- The Washington Times - Saturday, February 7, 2004

ST. PAUL, Minn. — The NHL All-Star Game is intended to be a party, a midseason holiday to celebrate hockey and all who support it.

This time, however, the mood is not quite so festive.

One of the sport’s true hotbeds, the Xcel Energy Center, is predictably sold out for tomorrow’s game and tonight’s skills competition and a morning practice today.

But with labor woes already upon the NHL and a lengthy lockout expected this fall, even those most passionate about hockey know this weekend very well could be the beginning of the end of the league, as least as it currently stands.

“There really hasn’t been any cause for increased optimism [about a settlement],” said Jeffrey Citron, a Toronto corporate finance attorney and sports industry consultant. “There are still lines being drawn in the sand, positions being hardened. There’s still time for an agreement, but the clock is clearly ticking.”

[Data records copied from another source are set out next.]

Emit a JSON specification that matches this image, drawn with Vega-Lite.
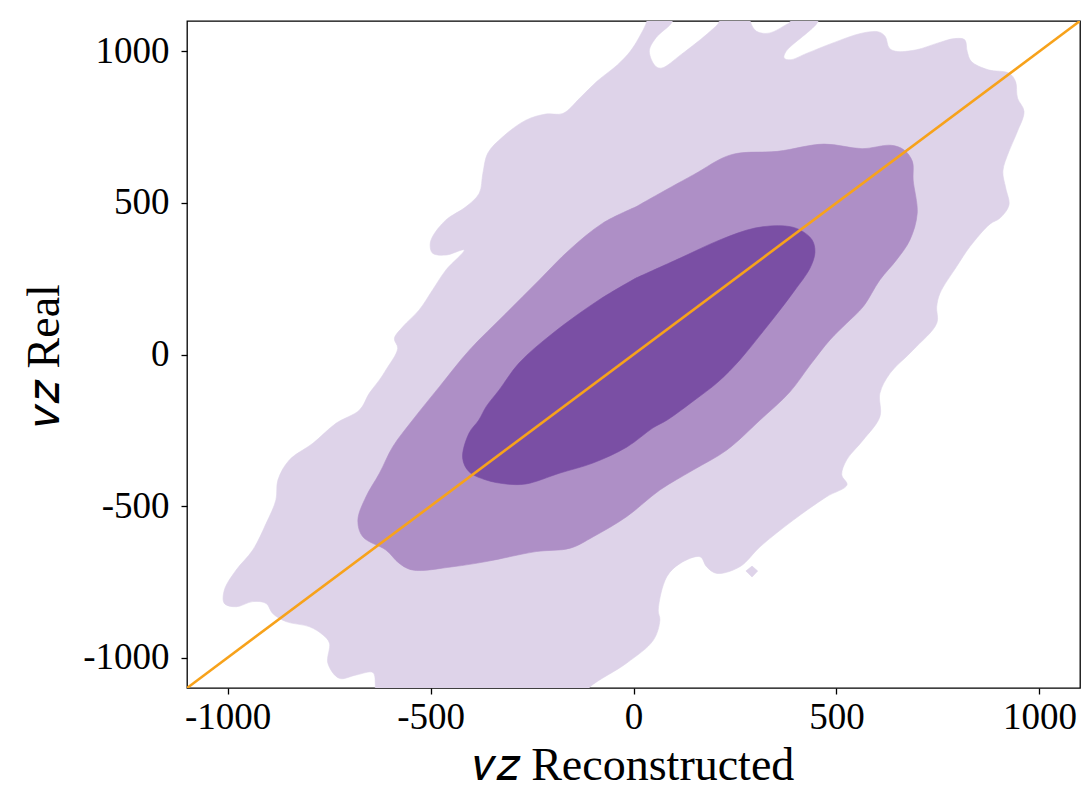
{
"$schema":"https://vega.github.io/schema/vega-lite/v6.json",
"width":893,"height":667,
"autosize":{"type":"none"},
"padding":{"left":187,"top":21,"right":2,"bottom":105},
"background":"white",
"config":{
 "view":{"stroke":"#000","strokeWidth":1.3},
 "axis":{"grid":false,"domain":false,"ticks":true,"tickColor":"#000","tickSize":6,"tickWidth":1.3,"labelFont":"Liberation Serif","labelFontSize":37,"labelColor":"#000","labelFlush":false,"labelOverlap":false,"labelBound":false,"titleFont":"Liberation Serif","titleFontSize":46,"titleFontWeight":"normal","titleColor":"#000"}
},
"datasets":{
"light":[{"i":1,"x":33,"y":1120},{"i":2,"x":95,"y":1120},{"i":3,"x":95,"y":1097},{"i":4,"x":55,"y":1044},{"i":5,"x":39,"y":1000},{"i":6,"x":55,"y":950},{"i":7,"x":70,"y":945},{"i":8,"x":117,"y":989},{"i":9,"x":189,"y":1066},{"i":10,"x":211,"y":1097},{"i":11,"x":211,"y":1120},{"i":12,"x":287,"y":1120},{"i":13,"x":288,"y":1097},{"i":14,"x":303,"y":1066},{"i":15,"x":334,"y":1060},{"i":16,"x":376,"y":1088},{"i":17,"x":386,"y":1097},{"i":18,"x":386,"y":1120},{"i":19,"x":454,"y":1120},{"i":20,"x":454,"y":1097},{"i":21,"x":376,"y":1000},{"i":22,"x":371,"y":978},{"i":23,"x":386,"y":972},{"i":24,"x":428,"y":994},{"i":25,"x":490,"y":1027},{"i":26,"x":563,"y":1060},{"i":27,"x":604,"y":1064},{"i":28,"x":620,"y":1049},{"i":29,"x":630,"y":1011},{"i":30,"x":646,"y":1000},{"i":31,"x":697,"y":1005},{"i":32,"x":749,"y":1027},{"i":33,"x":791,"y":1042},{"i":34,"x":816,"y":1038},{"i":35,"x":822,"y":1000},{"i":36,"x":832,"y":967},{"i":37,"x":874,"y":939},{"i":38,"x":925,"y":928},{"i":39,"x":941,"y":901},{"i":40,"x":946,"y":846},{"i":41,"x":962,"y":802},{"i":42,"x":946,"y":736},{"i":43,"x":925,"y":670},{"i":44,"x":910,"y":605},{"i":45,"x":917,"y":549},{"i":46,"x":925,"y":493},{"i":47,"x":903,"y":450},{"i":48,"x":878,"y":430},{"i":49,"x":829,"y":356},{"i":50,"x":796,"y":290},{"i":51,"x":755,"y":202},{"i":52,"x":747,"y":158},{"i":53,"x":747,"y":103},{"i":54,"x":689,"y":15},{"i":55,"x":632,"y":-62},{"i":56,"x":607,"y":-128},{"i":57,"x":607,"y":-205},{"i":58,"x":566,"y":-282},{"i":59,"x":525,"y":-348},{"i":60,"x":513,"y":-397},{"i":61,"x":526,"y":-430},{"i":62,"x":476,"y":-469},{"i":63,"x":394,"y":-546},{"i":64,"x":312,"y":-634},{"i":65,"x":262,"y":-700},{"i":66,"x":205,"y":-722},{"i":67,"x":180,"y":-700},{"i":68,"x":164,"y":-667},{"i":69,"x":115,"y":-689},{"i":70,"x":82,"y":-733},{"i":71,"x":61,"y":-843},{"i":72,"x":65,"y":-876},{"i":73,"x":49,"y":-942},{"i":74,"x":-17,"y":-1018},{"i":75,"x":-107,"y":-1096},{"i":76,"x":-127,"y":-1130},{"i":77,"x":-637,"y":-1130},{"i":78,"x":-636,"y":-1093},{"i":79,"x":-642,"y":-1049},{"i":80,"x":-683,"y":-1057},{"i":81,"x":-725,"y":-1068},{"i":82,"x":-753,"y":-1018},{"i":83,"x":-749,"y":-952},{"i":84,"x":-765,"y":-925},{"i":85,"x":-798,"y":-898},{"i":86,"x":-856,"y":-881},{"i":87,"x":-889,"y":-854},{"i":88,"x":-905,"y":-821},{"i":89,"x":-938,"y":-815},{"i":90,"x":-979,"y":-832},{"i":91,"x":-1008,"y":-821},{"i":92,"x":-1008,"y":-777},{"i":93,"x":-979,"y":-711},{"i":94,"x":-938,"y":-645},{"i":95,"x":-905,"y":-557},{"i":96,"x":-881,"y":-480},{"i":97,"x":-876,"y":-414},{"i":98,"x":-848,"y":-348},{"i":99,"x":-790,"y":-293},{"i":100,"x":-733,"y":-227},{"i":101,"x":-675,"y":-183},{"i":102,"x":-651,"y":-128},{"i":103,"x":-626,"y":-84},{"i":104,"x":-610,"y":-51},{"i":105,"x":-581,"y":20},{"i":106,"x":-589,"y":53},{"i":107,"x":-568,"y":92},{"i":108,"x":-528,"y":147},{"i":109,"x":-495,"y":213},{"i":110,"x":-462,"y":279},{"i":111,"x":-417,"y":345},{"i":112,"x":-462,"y":328},{"i":113,"x":-495,"y":334},{"i":114,"x":-501,"y":361},{"i":115,"x":-495,"y":389},{"i":116,"x":-462,"y":444},{"i":117,"x":-413,"y":487},{"i":118,"x":-380,"y":532},{"i":119,"x":-371,"y":598},{"i":120,"x":-359,"y":664},{"i":121,"x":-322,"y":718},{"i":122,"x":-265,"y":773},{"i":123,"x":-216,"y":793},{"i":124,"x":-174,"y":795},{"i":125,"x":-132,"y":846},{"i":126,"x":-90,"y":901},{"i":127,"x":-39,"y":956},{"i":128,"x":-8,"y":1000},{"i":129,"x":13,"y":1044},{"i":130,"x":33,"y":1100},{"i":131,"x":33,"y":1120}],
"island":[{"i":1,"x":277,"y":-714},{"i":2,"x":292,"y":-698},{"i":3,"x":306,"y":-714},{"i":4,"x":292,"y":-734},{"i":5,"x":277,"y":-714}],
"mid":[{"i":1,"x":6,"y":487},{"i":2,"x":44,"y":516},{"i":3,"x":148,"y":593},{"i":4,"x":241,"y":659},{"i":5,"x":355,"y":670},{"i":6,"x":469,"y":694},{"i":7,"x":563,"y":679},{"i":8,"x":635,"y":690},{"i":9,"x":666,"y":675},{"i":10,"x":687,"y":637},{"i":11,"x":689,"y":575},{"i":12,"x":699,"y":466},{"i":13,"x":681,"y":378},{"i":14,"x":648,"y":312},{"i":15,"x":607,"y":246},{"i":16,"x":566,"y":158},{"i":17,"x":525,"y":103},{"i":18,"x":484,"y":48},{"i":19,"x":435,"y":-35},{"i":20,"x":385,"y":-124},{"i":21,"x":312,"y":-216},{"i":22,"x":230,"y":-315},{"i":23,"x":147,"y":-381},{"i":24,"x":65,"y":-447},{"i":25,"x":-17,"y":-535},{"i":26,"x":-99,"y":-601},{"i":27,"x":-156,"y":-639},{"i":28,"x":-240,"y":-650},{"i":29,"x":-363,"y":-683},{"i":30,"x":-445,"y":-700},{"i":31,"x":-544,"y":-711},{"i":32,"x":-577,"y":-689},{"i":33,"x":-610,"y":-645},{"i":34,"x":-667,"y":-601},{"i":35,"x":-679,"y":-546},{"i":36,"x":-659,"y":-469},{"i":37,"x":-626,"y":-392},{"i":38,"x":-593,"y":-304},{"i":39,"x":-544,"y":-216},{"i":40,"x":-478,"y":-106},{"i":41,"x":-404,"y":15},{"i":42,"x":-314,"y":136},{"i":43,"x":-232,"y":246},{"i":44,"x":-158,"y":345},{"i":45,"x":-76,"y":433},{"i":46,"x":6,"y":487}],
"dark":[{"i":1,"x":6,"y":252},{"i":2,"x":115,"y":318},{"i":3,"x":213,"y":378},{"i":4,"x":299,"y":417},{"i":5,"x":373,"y":424},{"i":6,"x":410,"y":411},{"i":7,"x":440,"y":378},{"i":8,"x":447,"y":338},{"i":9,"x":435,"y":285},{"i":10,"x":398,"y":213},{"i":11,"x":361,"y":147},{"i":12,"x":312,"y":64},{"i":13,"x":262,"y":-18},{"i":14,"x":208,"y":-91},{"i":15,"x":151,"y":-150},{"i":16,"x":83,"y":-216},{"i":17,"x":48,"y":-242},{"i":18,"x":-16,"y":-305},{"i":19,"x":-100,"y":-358},{"i":20,"x":-181,"y":-391},{"i":21,"x":-265,"y":-427},{"i":22,"x":-314,"y":-427},{"i":23,"x":-363,"y":-414},{"i":24,"x":-405,"y":-387},{"i":25,"x":-421,"y":-341},{"i":26,"x":-405,"y":-259},{"i":27,"x":-381,"y":-216},{"i":28,"x":-363,"y":-172},{"i":29,"x":-331,"y":-117},{"i":30,"x":-282,"y":-28},{"i":31,"x":-198,"y":71},{"i":32,"x":-85,"y":180},{"i":33,"x":6,"y":252}],
"diag":[{"i":1,"x":-1100,"y":-1100},{"i":2,"x":1100,"y":1100}]
},
"layer":[
 {"data":{"name":"light"},
  "mark":{"type":"line","fill":"#ded3e9","stroke":"#ded3e9","strokeWidth":0.6,"clip":true,"interpolate":"catmull-rom"},
  "encoding":{
   "x":{"field":"x","type":"quantitative","scale":{"domain":[-1100,1100],"nice":false,"zero":false},
        "axis":{"values":[-1000,-500,0,500,1000],"labelExpr":"'' + datum.value","labelPadding":5,"title":"𝑣𝑧 Reconstructed","titlePadding":8}},
   "y":{"field":"y","type":"quantitative","scale":{"domain":[-1100,1100],"nice":false,"zero":false},
        "axis":{"values":[-1000,-500,0,500,1000],"labelExpr":"'' + datum.value","labelPadding":12,"title":"𝑣𝑧 Real","titlePadding":14}},
   "order":{"field":"i","type":"quantitative"}}},
 {"data":{"name":"island"},
  "mark":{"type":"line","fill":"#ded3e9","stroke":"#ded3e9","strokeWidth":0.6,"clip":true},
  "encoding":{"x":{"field":"x","type":"quantitative"},"y":{"field":"y","type":"quantitative"},"order":{"field":"i","type":"quantitative"}}},
 {"data":{"name":"mid"},
  "mark":{"type":"line","fill":"#ae8fc6","stroke":"#ae8fc6","strokeWidth":0.6,"clip":true,"interpolate":"catmull-rom"},
  "encoding":{"x":{"field":"x","type":"quantitative"},"y":{"field":"y","type":"quantitative"},"order":{"field":"i","type":"quantitative"}}},
 {"data":{"name":"dark"},
  "mark":{"type":"line","fill":"#7a4fa4","stroke":"#7a4fa4","strokeWidth":0.6,"clip":true,"interpolate":"catmull-rom"},
  "encoding":{"x":{"field":"x","type":"quantitative"},"y":{"field":"y","type":"quantitative"},"order":{"field":"i","type":"quantitative"}}},
 {"data":{"name":"diag"},
  "mark":{"type":"line","stroke":"#f7a21b","strokeWidth":2.6,"clip":true},
  "encoding":{"x":{"field":"x","type":"quantitative"},"y":{"field":"y","type":"quantitative"},"order":{"field":"i","type":"quantitative"}}}
]
}
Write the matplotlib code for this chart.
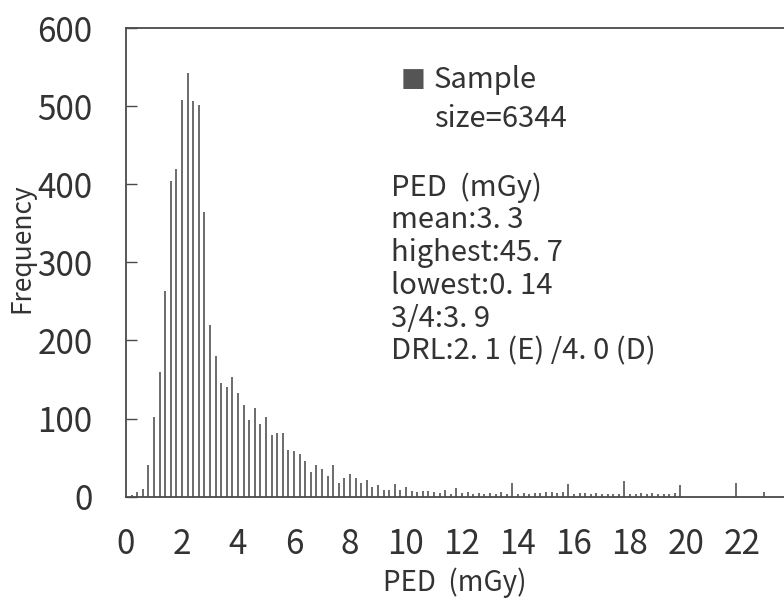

The current labor agreement between owners and players expires Sept.15, and though seven months of negotiating time remain, the two sides could not be further apart. Management continues to insist upon “cost certainty,” or in layman’s terms a salary cap or similar type of economic system that rigidly controls costs and firmly ties them to revenue.

Industry sources have pegged an optimal salary cap in management’s eyes to around $40million, a figure below the current payroll of 14 clubs.

Players, meanwhile, insist the NHL’s claim of $300million in fiscal losses last season with a similar figure expected this season, is simply the result of accounting magic and that the sport is far more solvent than widely believed. Similar to the position assumed by the Major League Baseball Players Association two years ago, hockey players fervently want to maintain the current free-market system that has tripled average salaries to $1.79million since 1994.

This basic paradigm has existed for months, but the recent language out of both camps has grown far more strident. Some leaders within the union have stopped caring altogether about the public relations element of the battle and are completely focused on the core economics. And whispers of some financially strapped franchises not surviving a lengthy work stoppage — something NHL officials have sought to stamp out — have not ceased.

“The bottom line is, if they want a hard [salary] cap, we’ll sit out for the rest of our lives,” Bryan McCabe, Toronto Maple Leafs defenseman and union representative, recently told the Toronto Star. “If they’re not going to budge off of that, there’s really nowhere to go.”

The two sides have conducted more than a dozen negotiation sessions during the last year. But no substantial progress has been made, and bickering has broken out even as to what constitutes a meeting. No talks are planned for this weekend, even as senior officials from both camps gather here and have been visibly friendly and cordial on other issues, including this fall’s World Cup of Hockey.

Although NHL officials insist the current debate is centered on controlling expenses, growing revenue arguably stands as the more pressing issue. Gross NHL revenues now amount to about $2billion a year, more than twice the sum 10 years ago. But with no more lucrative expansion fees in the offing, broadcast rights likely to stay flat or decrease in value and ticket prices near a breaking point, further revenue escalation is anything but certain.

League officials say 76 cents of every dollar generated is paid back out in player salaries, dramatically more than the percentages in the three other major U.S. sports leagues.

The All-Star gala, however, is not without its success stories and bullishness. Beyond the sold-out events at Xcel, the companion All-Star FANtasy, a collection of hockey games, memorabilia and exhibits similar to MLB’s Fan Fest or the NBA Jam Session, is expected to draw more than 80,000 visitors. ABC and ESPN, which will televise the festivities this weekend, are planning to man the arena with 22 cameras, roughly twice the number for a usual hockey broadcast. Included in that number will be a SkyCam, which has caused considerable debate for its use during NFL games.

The late Herb Brooks will be honored prior to tomorrow’s game. Brooks, a native of St. Paul, led the University of Minnesota to three NCAA hockey titles in the 1970s and the 1980 U.S. Olympic squad to improbable gold medal glory and is now immortalized in the Disney film, “Miracle.”

And given the heavy presence here by primary league sponsors such as Anheuser-Busch, Coca-Cola, Nextel, Best Buy and Southwest Airlines, corporate support of the NHL clearly remains healthy.

“We’re here to celebrate the game and the players,” said Bill Daly, NHL executive vice president. “We want, ideally, to have the [collective bargaining] issue in the background, not only during All-Star [weekend] but the rest of the season. I obviously understand the attention and focus on this issue, but we’d ideally like to have it in the background.”